Peeling Away the Mystery of Cultural Creativity

on pretending to sit at john peel’s desk.

The website of the John Peel Center (oops, we’re in England, so Centre) for Creative Arts makes me think about the strange intersection of private and public in efforts at creating spaces for culture.

First, it’s a marvelous and magnificent website, sure only to improve. And the actual efforts to develop the physical center (I mean centre) are impressive.

But what I am most struck by is that the whole project suggests how much individual figures come to serve as conduits for collaborative openness and cooperative creativity in the arts. Why and how do these singular icons of collective visions of culture come to exist?

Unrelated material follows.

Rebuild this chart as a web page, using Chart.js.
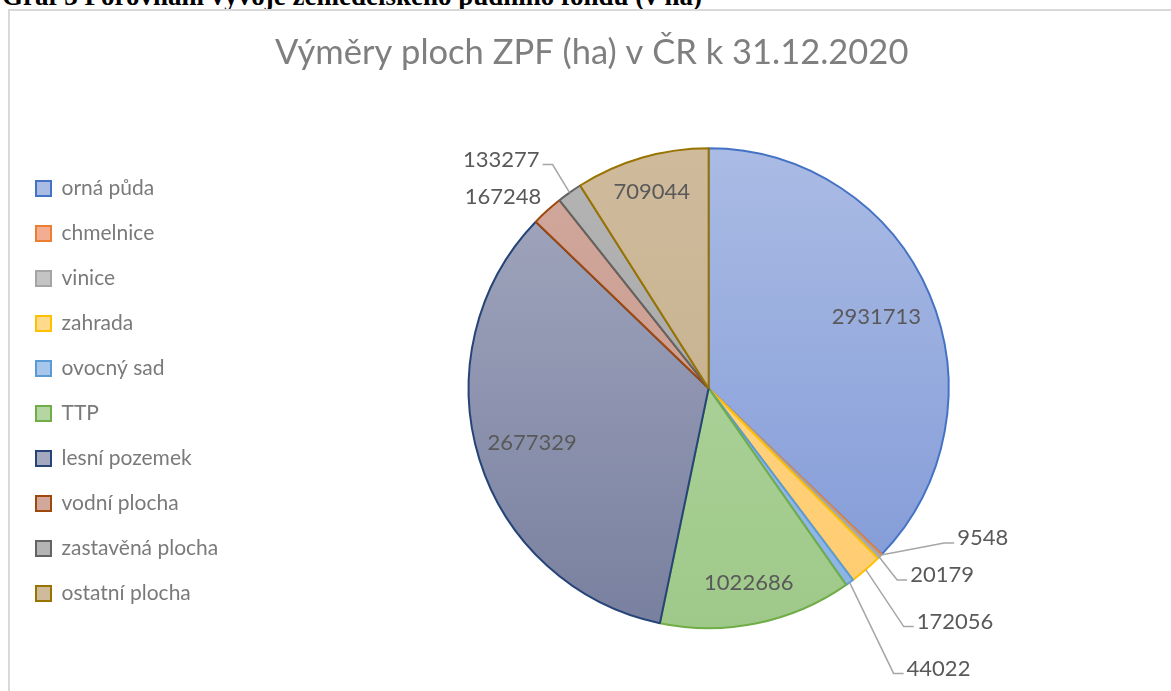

Part of what is exciting about the Centre as presented online is that it really truly is an honorable project, worthy of gadzillions of dollars in funding and support. It celebrates a person who celebrated the creativity and artistry of others. So we are enjoying someone else’s profound expressions of enjoyment. There is a conviviality in this, a life force, a power.

But for me, the website also registers how this power works by tapping into the desire (at least for me) that one could sort of pretend to be John Peel. There’s a vicariousness involved in the effort of this website to deliver immediacy. I mean, don’t you kind of really want to sit down in that chair in the photograph? It’s as if somehow we have left the domain of cultural heritage and creativity and suddenly stepped into the pages of Dwell magazine! Mine, mine, mine, the picture says, even as it also insists, ours, ours, ours.

It’s a fascinating dynamic: cultural heritage and creativity coming excitedly to life somewhere between one’s desk, one’s stuff, and the world beyond one’s window.

But only if one pretends, for a moment, to be someone else.